Editor’s note: During the Thanksgiving holiday, The Hub will take a look back at some of the best and most popular stories from our first semester. This story was originally published on Sept. 11, 2014.
The opening day at the John Leslie Patton Jr. Academic Center’s Drop-In Center started early. A resource for homeless students to pick up food, hygiene items, diapers and milk, the drop-in center also offers a bit of encouragement to help the students push through another day. Patton Community Liaison Saundra Staton-Dillon and several of her colleagues are busy moving about the room, focused on counting inventory, organizing stock and filling bags with toothpaste, deodorant and other personal care items that will go to students designated as homeless.
Room 212 houses Patton’s drop-in center and doubles as Staton-Dillon’s office, decorated in purple mementos and family photos. As cars and city buses speed by the aged mid-century homes across Beckley Avenue, students with sleepy, tired eyes begin to make their way into the building. A few peek in and walk by the open door, others actually come in.
A tall, slender teenage girl with golden ombre side-swept bangs comes in quietly, timid. Staton-Dillon welcomes her, guides her to a table with breakfast tacos and juice, and reminds her to fill out paperwork. She joins a table of her peers. Among them is De’Vonte Fields.
Fields graduated from Patton this summer and is now a student at El Centro College embarking on a career in the Army. Confident and energetic, Fields is preparing for his first deployment to South Africa. He is proud to follow in the footsteps of his grandfathers, who both had 30-plus-year careers in the military. Fields admits his life was not always something he could brag about.
“My experience here, in the drop-in center, was promising,” said Fields. “When I was here, I was going through a lot of things—I was homeless, my family wasn’t encouraging me. I probably would’ve given up and dropped out had I not found this place.”
Despite being one credit shy of graduation, Fields described a feeling of hopelessness.
“If it were not for this program, these people encouraging me, giving me advice – they helped me through it,” Fields said. “Those were some hard times.”
Fields said Staton-Dillon and others at the center helped him meet his needs for housing, academic progress and guidance and that he returned to the center for its opening to return the support he received to encourage other students.

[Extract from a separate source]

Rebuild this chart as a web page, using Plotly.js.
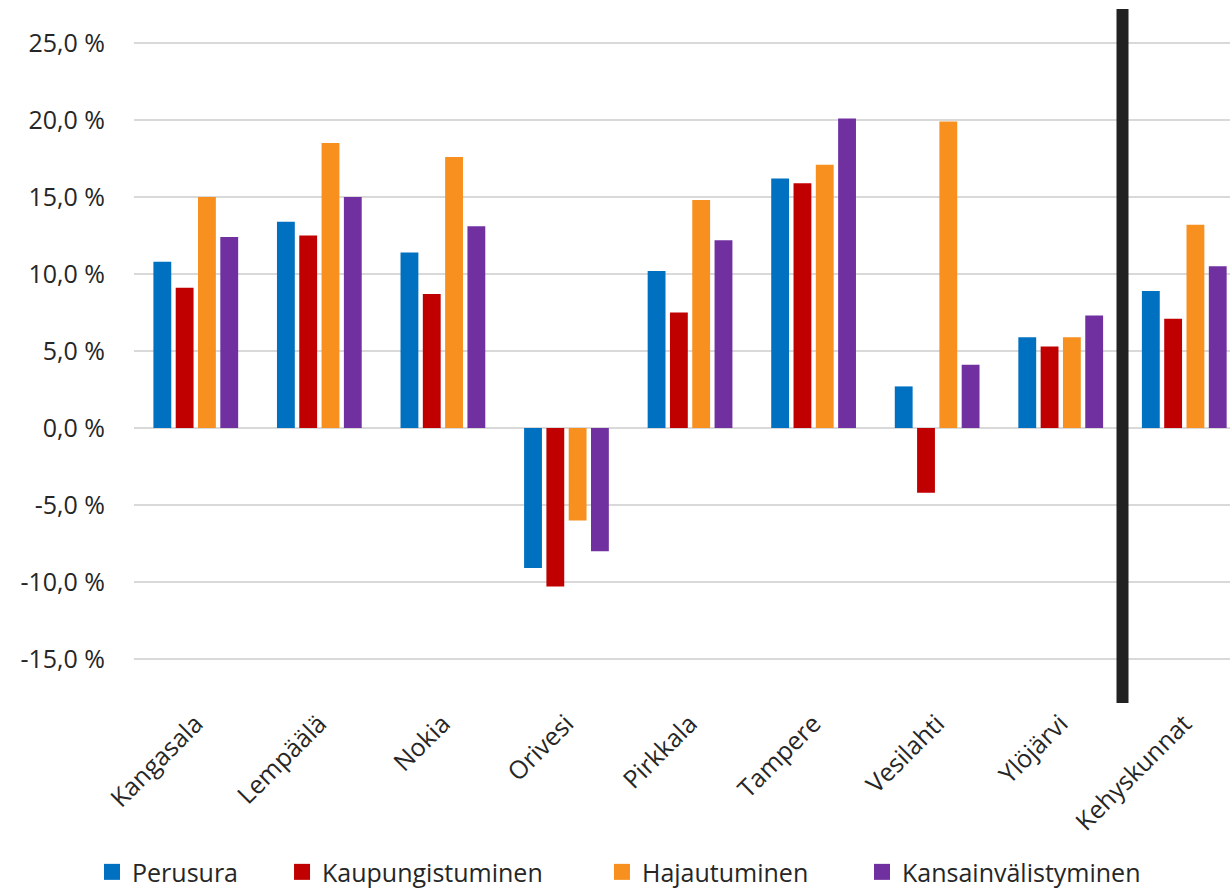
<!DOCTYPE html>
<html>
<head>
<meta charset="utf-8">
<script src="https://cdn.plot.ly/plotly-3.0.1.min.js"></script>
<style>html,body{margin:0;padding:0;background:#fff;}#chart{width:1230px;height:889px;}</style>
</head>
<body>
<div id="chart"></div>
<script>
const categories = ["Kangasala","Lempäälä","Nokia","Orivesi","Pirkkala","Tampere","Vesilahti","Ylöjärvi","Kehyskunnat"];
const seriesNames = ["Perusura","Kaupungistuminen","Hajautuminen","Kansainvälistyminen"];
const perusura = [10.8, 13.4, 11.4, -9.1, 10.2, 16.2, 2.7, 5.9, 8.9];
const kaupungistuminen = [9.1, 12.5, 8.7, -10.3, 7.5, 15.9, -4.2, 5.3, 7.1];
const hajautuminen = [15.0, 18.5, 17.6, -6.0, 14.8, 17.1, 19.9, 5.9, 13.2];
const kansainvalistyminen = [12.4, 15.0, 13.1, -8.0, 12.2, 20.1, 4.1, 7.3, 10.5];
const colors = ["#0070C0","#C00000","#F7901E","#7030A0"];
const tickVals = [-15,-10,-5,0,5,10,15,20,25];
const tickText = ["-15,0 %","-10,0 %","-5,0 %","0,0 %","5,0 %","10,0 %","15,0 %","20,0 %","25,0 %"];

const allSeries = [perusura, kaupungistuminen, hajautuminen, kansainvalistyminen];
const FONT = "Open Sans, Lato, sans-serif";
const TXT = "#262626";
const legendIds = ["legend","legend2","legend3","legend4"];
const legendX = [0.0748, 0.2293, 0.4894, 0.7008];

const barTraces = allSeries.map((vals, i) => ({
  type: "bar",
  name: seriesNames[i],
  x: categories,
  y: vals,
  marker: {color: colors[i]},
  showlegend: false,
  hoverinfo: "skip"
}));
// legend-only entries with larger square symbols, one legend each
const legendTraces = seriesNames.map((n, i) => ({
  type: "scatter", mode: "markers",
  name: n, x: [null], y: [null],
  marker: {symbol: "square", size: 16, color: colors[i]},
  showlegend: true, legend: legendIds[i], hoverinfo: "skip"
}));

const layout = {
  width: 1230, height: 889,
  margin: {l: 134, r: 0, t: 9, b: 186},
  paper_bgcolor: "#fff", plot_bgcolor: "#fff",
  font: {family: FONT, color: TXT, size: 24},
  barmode: "group",
  bargap: 0.278,
  bargroupgap: 0.2,
  showlegend: true,
  xaxis: {
    type: "category",
    range: [-0.5, 8.37],
    tickangle: -45,
    showgrid: false, zeroline: false, showline: false,
    ticks: "",
    tickfont: {size: 25, family: FONT, color: TXT}
  },
  yaxis: {
    range: [-17.86, 27.21],
    tickvals: tickVals, ticktext: tickText,
    showgrid: true, gridcolor: "#d9d9d9", gridwidth: 1.5,
    zeroline: true, zerolinecolor: "#d9d9d9", zerolinewidth: 1.5,
    showline: false, ticks: "",
    ticklabelstandoff: 28,
    tickfont: {size: 25, family: FONT, color: TXT}
  },
  shapes: [{
    type: "line", xref: "x", yref: "paper",
    x0: 7.5, x1: 7.5, y0: 0, y1: 1,
    line: {color: "#222222", width: 12}
  }]
};
legendIds.forEach((id, i) => {
  layout[id] = {
    orientation: "h", xref: "container", yref: "container",
    x: legendX[i], xanchor: "left", y: 0.019, yanchor: "middle",
    font: {size: 25, family: FONT, color: TXT},
    itemsizing: "trace", itemwidth: 30, bgcolor: "rgba(0,0,0,0)"
  };
});

Plotly.newPlot("chart", barTraces.concat(legendTraces), layout, {displayModeBar: false, staticPlot: true});
</script>
</body>
</html>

The concept of the drop-in center began two years ago at North Dallas High School under the direction of Mark Pierce, manager of Dallas ISD’s Homeless Education Program.
Pierce launched the effort with the help of the Church of the Incarnation, starting out with coffee and donuts. Then Pierce brought over things that came in through the Homeless Education Program —backpacks, school uniforms and sleeping bags.
“The following year, I really wanted to get into Patton because it was clear we had a fairly high population of students—about 40 percent—who identified as homeless,” Pierce said. “Which can mean that they live with another family, are couch-surfing or that they live with their mom who lives with their grandma.”
Pierce said the Dallas ISD homeless student population is about 3,500. Many students don’t want people to know they are homeless because they don’t want to go into foster care. Sometimes, students don’t realize they are homeless.
“My primary goal is to keep them in school, to motivate them to continue and graduate,” said Pierce. “The best place for them to be is in school and not to give up on school, drop out and hang out in the street. The primary objective of the center is to improve attendance. We track that every year and have documented that it is actually working—that the kids that are connected with the drop-in center tend to attend school better than those that don’t.” Patton Principal Leslie Swann agreed.
“This is one less thing students have to worry about,” said Swann. “Through the drop-in center, students can get breakfast, personal care items, milk and nutritional items for themselves, younger siblings they care for, or children of their own.”
The Patton drop-in center, much like the one at North Dallas High School, partners with nearby agencies to provide goods and services to their students.
The North Texas Food Bank has been key in helping meet student needs, along with other organizations such as Promise House, which provides shelter for students, and local churches that may donate meals or provide mentors. Swann said Dillon and counselors at the school have cultivated relationships with other agencies that provide social services and counseling and can provide referrals for additional support or wraparound services.
“It is not important how our students got here; their past is irrelevant,” said Swann. “The focus is providing resources to help kids be successful and help them handle the real life issues that are affecting them, issues that may be the cause of why they are here in the first place.”
Though Swann has only been Patton’s lead administrator for a year, she praised the work of campus employees who contribute to the countless success stories of students given another chance to graduate.
“What they do here, what they show you is a blessing. Whenever I’m here, I always want to come back and support this program, this is an awesome thing,” said Fields. “This is where I began to feel good about myself.”